Марло покончил с отрывистым стихом-фразою, покончил с однообразными мужскими окончаниями и с традиционной цезурой. Он сделал стих орудием мысли и страсти, дам ему волю течь свободными периодами, не задерживаясь ни на цезуре, ни на окончании. Стих стал у него гибким и ковким, как сталь, вынутая из огня. Он покорно струится за всеми оттенками его мысли, за всеми подъемами и спадами его патетической риторики. Он то разбухает у него от избытка слов и образов, как горный ручей от дождевых потоков, то нежно журчит лирическими излияниями, то извивается в убийственных сарказмах и все время сверкает богатством оттенков и вариаций. Английская поэзия знает мастеров белого стиха, еще более виртуозных, чем Марло: Шекспира и Мильтона. Но без Марло этот стих едва ли достиг бы того совершенства, до которого поднялся у них.
Это, как и все творчество Марло, отражало его историческое положение. Он был великим зачинателем, не успевшим осуществить и малой доли того, что зарождалось в его буйной, дерзкой, гениальной голове. А выдумки его хватало, чтобы оплодотворить и близкие и далекие завершения, Шекспир унаследовал его идею гуманистической проблемной драмы, Гете — идею драматургической обработки наивной народной легенды о докторе Фаусте.
Находки Марло соблазняли только величайших из великих. Одно это указывает меру его собственного величия.

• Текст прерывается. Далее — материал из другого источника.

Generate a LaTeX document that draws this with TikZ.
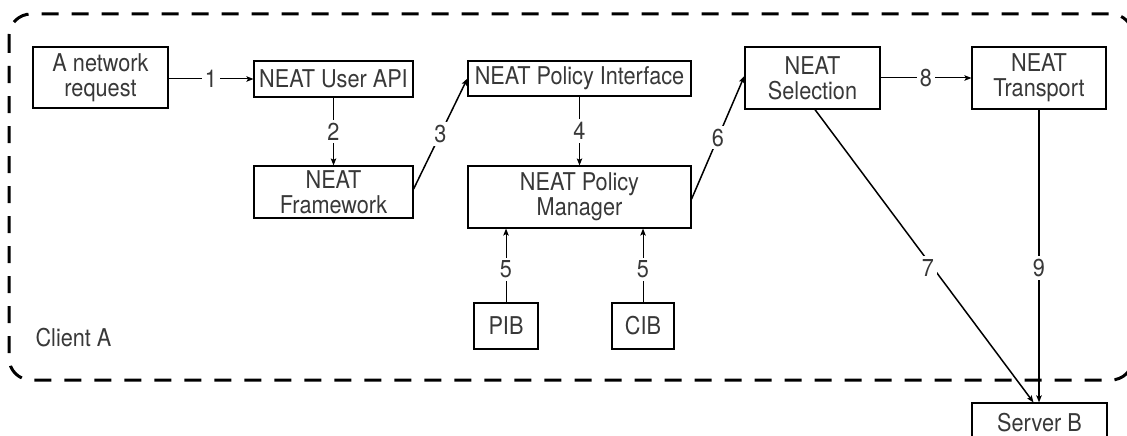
\documentclass[tikz,border=0pt]{standalone}
\usepackage{fontspec}
\setmainfont{TeX Gyre Heros}[FakeStretch=0.885]
\usetikzlibrary{arrows.meta}
\colorlet{txt}{black!78}
\tikzset{
  box/.style={draw, line width=1.2pt, rectangle, inner sep=0pt, align=center, text=txt, font=\fontsize{24.5}{25}\selectfont},
  conn/.style={line width=1pt, -{Stealth[length=7pt,width=5.5pt,inset=1.5pt]}},
  thick conn/.style={conn, line width=1.5pt},
  lbl/.style={fill=white, inner sep=3pt, text=txt, font=\fontsize{24.5}{25}\selectfont},
  border/.style={line width=3pt, dash pattern=on 17pt off 13pt, rounded corners=22pt}
}
\begin{document}
\begin{tikzpicture}[x=1pt,y=-1pt]
\useasboundingbox (0,0) rectangle (1127,436);
\draw[border] (9,14) rectangle (1133,380);
\node[box, minimum width=135pt, minimum height=61pt] (req) at (100.5,77.5) {A network\\request};
\node[box, minimum width=159pt, minimum height=36pt] (api) at (333.5,79) {NEAT User API};
\node[box, minimum width=159pt, minimum height=52pt] (fw) at (333.5,192) {NEAT\\Framework};
\node[box, minimum width=223pt, minimum height=35pt] (pi) at (579.5,78.5) {NEAT Policy Interface};
\node[box, minimum width=223pt, minimum height=62pt] (pm) at (579.5,197) {NEAT Policy\\Manager};
\node[box, minimum width=135pt, minimum height=62pt] (sel) at (812.5,78) {NEAT\\Selection};
\node[box, minimum width=134pt, minimum height=62pt] (tr) at (1039,78) {NEAT\\Transport};
\node[box, minimum width=64pt, minimum height=46pt] (pib) at (506,326) {PIB};
\node[box, minimum width=62pt, minimum height=46pt] (cib) at (643,326) {CIB};
\node[box, minimum width=135pt, minimum height=40pt] (srv) at (1039.5,423) {Server B};
\node[text=txt, font=\fontsize{24.5}{25}\selectfont, inner sep=0pt] (client) at (73.5,338) {Client A};

\draw[conn] (req.east |- api.west) -- node[lbl]{1} (api.west);
\draw[conn] (api.south) -- node[lbl]{2} (fw.north);
\draw[thick conn] ([yshift=3pt]fw.east) -- node[lbl]{3} (pi.west);
\draw[conn] (pi.south) -- node[lbl]{4} (pm.north);
\draw[thick conn] ([yshift=-2pt]pm.east) -- node[lbl]{6} ([yshift=2pt]sel.west);
\draw[conn] (pib.north) -- node[lbl, pos=0.45]{5} (pib.north |- pm.south);
\draw[conn] (cib.north) -- node[lbl, pos=0.45]{5} (cib.north |- pm.south);
\draw[conn] (sel.east) -- node[lbl]{8} (tr.west);
\draw[thick conn] ([xshift=2.5pt]sel.south) -- node[lbl, pos=0.54, xshift=-5pt]{7} ([xshift=-6pt]srv.north);
\draw[conn, line width=1.3pt] (tr.south) -- node[lbl, pos=0.54]{9} (tr.south |- srv.north);
\end{tikzpicture}
\end{document}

В чем значение драматургии Марло? В том, что он окончательно установил жанр ренессансной драмы, который начал создаваться до него, но еще не получил своего канона. Марло не пошел за Кидом по сенекианской тропе. Он утвердил жанр, свободный от единств, свободный от условностей, не боящийся показывать на сцене самые потрясающие картины, смело изображающий людей, обуреваемых страстями, увлекаемых титаническими порывами и безбрежными мечтами, в которых трепещет дух гуманизма. Его драма ставит и разрешает большие проблемы: освобождения личности, ее безграничного умственного роста, ее моральной свободы, ее эмансипации от религии, словом те, которые ставил и разрешал Ренессанс. В Англии эти проблемы нашли себе трибуну в драме, а Марло первый по-настоящему утвердил внешний и внутренний закон этой драмы. Ее дальнейшее развитие стало драмой Шекспира.